Oh, and did I mention that I *really* have enough to do already, thank you very much. But then I hear about people like Maggie Kuhn, and I feel inspired, humbled, and a little sheepish that I'm not doing more...
Maggie Kuhn, the Gray Panthers charismatic leader changed the face of society with regard to the elderly. She was a committed, hard-working woman who at age 65 began an organization that continues her tradition of fighting for a better life for all. Her advice for those who want to make a change in the world is, "Go to the people at the top - that is my advice to anyone who wants to change the system, any system. Don't moan and groan with like-minded souls. Don't write letters or place a few phone calls and then sit back and wait. Leave safety behind. Put your body on the line. Stand before the people you fear and speak your mind--even if your voice shakes. When you least expect it, someone may actually listen to what you have to say. Well-aimed slingshots can topple giants."

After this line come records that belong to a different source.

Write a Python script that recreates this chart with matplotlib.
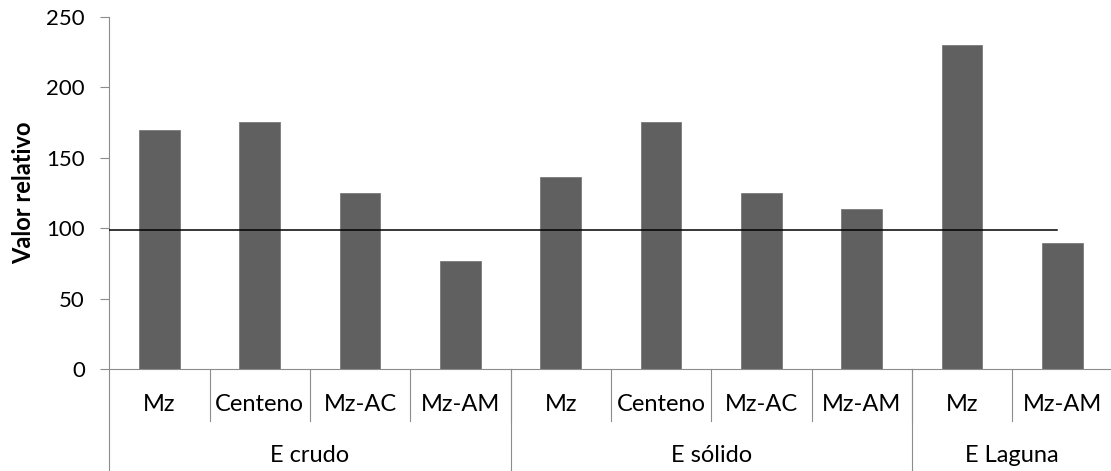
import matplotlib.pyplot as plt
from matplotlib.lines import Line2D
import matplotlib.transforms as mtransforms

plt.rcParams['font.family'] = ['Lato', 'DejaVu Sans']

# datos del grafico
categorias = ["Mz", "Centeno", "Mz-AC", "Mz-AM",
              "Mz", "Centeno", "Mz-AC", "Mz-AM",
              "Mz", "Mz-AM"]
valores = [170, 175, 125, 76.5,
           136, 175, 125, 114,
           230, 89.5]
grupos = ["E crudo", "E sólido", "E Laguna"]
tam_grupos = [4, 4, 2]
referencia = 99

color_barra = "#606060"
color_eje = "#8c8c8c"

fig = plt.figure(figsize=(11.11, 4.71), dpi=100)
ax = fig.add_axes([0.0984, 0.2159, 0.9030, 0.7487])

x = list(range(len(categorias)))
ax.bar(x, valores, width=0.405, color=color_barra, edgecolor="#7a7a7a", linewidth=0.6, zorder=2)

# linea de referencia
ax.plot([-0.5, 8.95], [referencia, referencia], color="black", linewidth=1.1, zorder=3)

ax.set_xlim(-0.5, len(categorias) - 0.5)
ax.set_ylim(0, 250)
ax.set_yticks([0, 50, 100, 150, 200, 250])
ax.tick_params(axis='y', direction='out', length=6.5, width=0.8, color=color_eje,
               labelsize=16, pad=11)
ax.set_xticks([])

for s in ['top', 'right']:
    ax.spines[s].set_visible(False)
for s in ['left', 'bottom']:
    ax.spines[s].set_color(color_eje)
    ax.spines[s].set_linewidth(0.8)

ax.set_ylabel("Valor relativo", fontsize=17, fontweight='bold', labelpad=8)

# eje de categorias en dos niveles
trans = mtransforms.blended_transform_factory(ax.transData, ax.transAxes)
for i, cat in enumerate(categorias):
    ax.text(i, -0.10, cat, transform=trans, ha='center', va='center', fontsize=17)
    if i > 0:
        ax.add_line(Line2D([i - 0.5, i - 0.5], [0, -0.146], transform=trans,
                           color=color_eje, linewidth=0.8, clip_on=False))

inicio = 0
for g, n in zip(grupos, tam_grupos):
    centro = inicio + (n - 1) / 2
    ax.text(centro, -0.243, g, transform=trans, ha='center', va='center', fontsize=17)
    borde = inicio - 0.5
    ax.add_line(Line2D([borde, borde], [0, -0.32], transform=trans,
                       color=color_eje, linewidth=0.8, clip_on=False))
    inicio += n
ax.add_line(Line2D([inicio - 0.5, inicio - 0.5], [0, -0.32], transform=trans,
                   color=color_eje, linewidth=0.8, clip_on=False))

fig.savefig("out.png", dpi=100)
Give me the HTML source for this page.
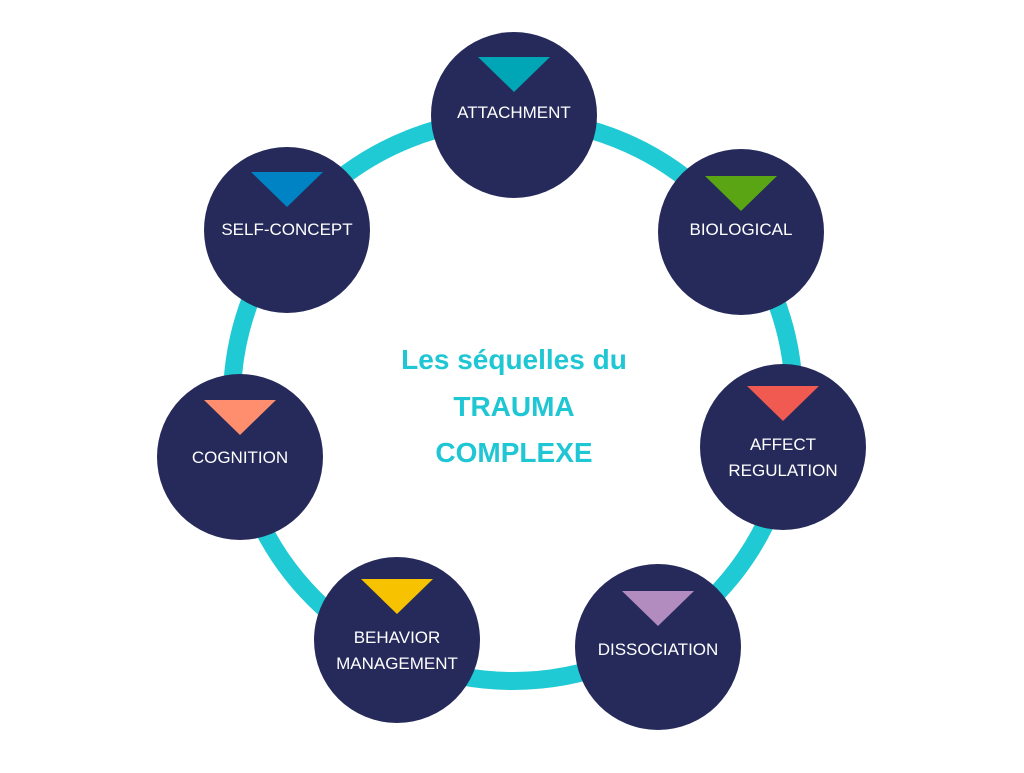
<!DOCTYPE html>
<html><head><meta charset="utf-8"><style>
body{margin:0;background:#fff;}
svg text{font-family:"Liberation Sans",sans-serif;}
</style></head><body>
<svg width="1024" height="768" viewBox="0 0 1024 768">
<circle cx="513" cy="400" r="281" fill="none" stroke="#1fcad4" stroke-width="18"/>
<g>
<circle cx="514" cy="115" r="83" fill="#262a5b"/>
<polygon points="478,57 550,57 514,92" fill="#00a6b5"/>
<text x="514" y="118" fill="#fff" font-size="17" text-anchor="middle">ATTACHMENT</text>

<circle cx="741" cy="232" r="83" fill="#262a5b"/>
<polygon points="705,176 777,176 741,211" fill="#5aa514"/>
<text x="741" y="235" fill="#fff" font-size="17" text-anchor="middle">BIOLOGICAL</text>

<circle cx="783" cy="447" r="83" fill="#262a5b"/>
<polygon points="747,386 819,386 783,421" fill="#f05a50"/>
<text x="783" y="450" fill="#fff" font-size="17" text-anchor="middle">AFFECT</text>
<text x="783" y="476" fill="#fff" font-size="17" text-anchor="middle">REGULATION</text>

<circle cx="658" cy="647" r="83" fill="#262a5b"/>
<polygon points="622,591 694,591 658,626" fill="#b28bbf"/>
<text x="658" y="655" fill="#fff" font-size="17" text-anchor="middle">DISSOCIATION</text>

<circle cx="397" cy="640" r="83" fill="#262a5b"/>
<polygon points="361,579 433,579 397,614" fill="#f7c200"/>
<text x="397" y="643" fill="#fff" font-size="17" text-anchor="middle">BEHAVIOR</text>
<text x="397" y="669" fill="#fff" font-size="17" text-anchor="middle">MANAGEMENT</text>

<circle cx="240" cy="457" r="83" fill="#262a5b"/>
<polygon points="204,400 276,400 240,435" fill="#ff8e6e"/>
<text x="240" y="463" fill="#fff" font-size="17" text-anchor="middle">COGNITION</text>

<circle cx="287" cy="230" r="83" fill="#262a5b"/>
<polygon points="251,172 323,172 287,207" fill="#0083c4"/>
<text x="287" y="235" fill="#fff" font-size="17" text-anchor="middle">SELF-CONCEPT</text>
</g>
<g fill="#1fc6d3" font-size="28" font-weight="bold" text-anchor="middle">
<text x="514" y="369">Les séquelles du</text>
<text x="514" y="416">TRAUMA</text>
<text x="514" y="462">COMPLEXE</text>
</g>
</svg>
</body></html>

Okay, *fine* Maggie. You do make a compelling point. Guess I just need to "keep on keeping on". Now, I just *know* that slingshot is around here somewhere...
UPDATE: Please check out the whole article and share your thoughts with the writer if you feel so inclined. You can select David Niven from the drop-down menu here
Something I mentioned in the podcast that didn't make it into this post is the fact that the other big issue I had with this article is the portrayal of ministers "staying out of politics" as a positive or desirable thing.
There IS NO getting away from politics. It touches everything. It is, in fact, "made of people". And if we just keep trying to respond with charity to the new ways the far right finds of trashing every safety net we have, there's no way we'll ever be able to keep up. The "least of these" will be much better off if they get *justice* than charity, but we can't work for justice without getting some politics on us.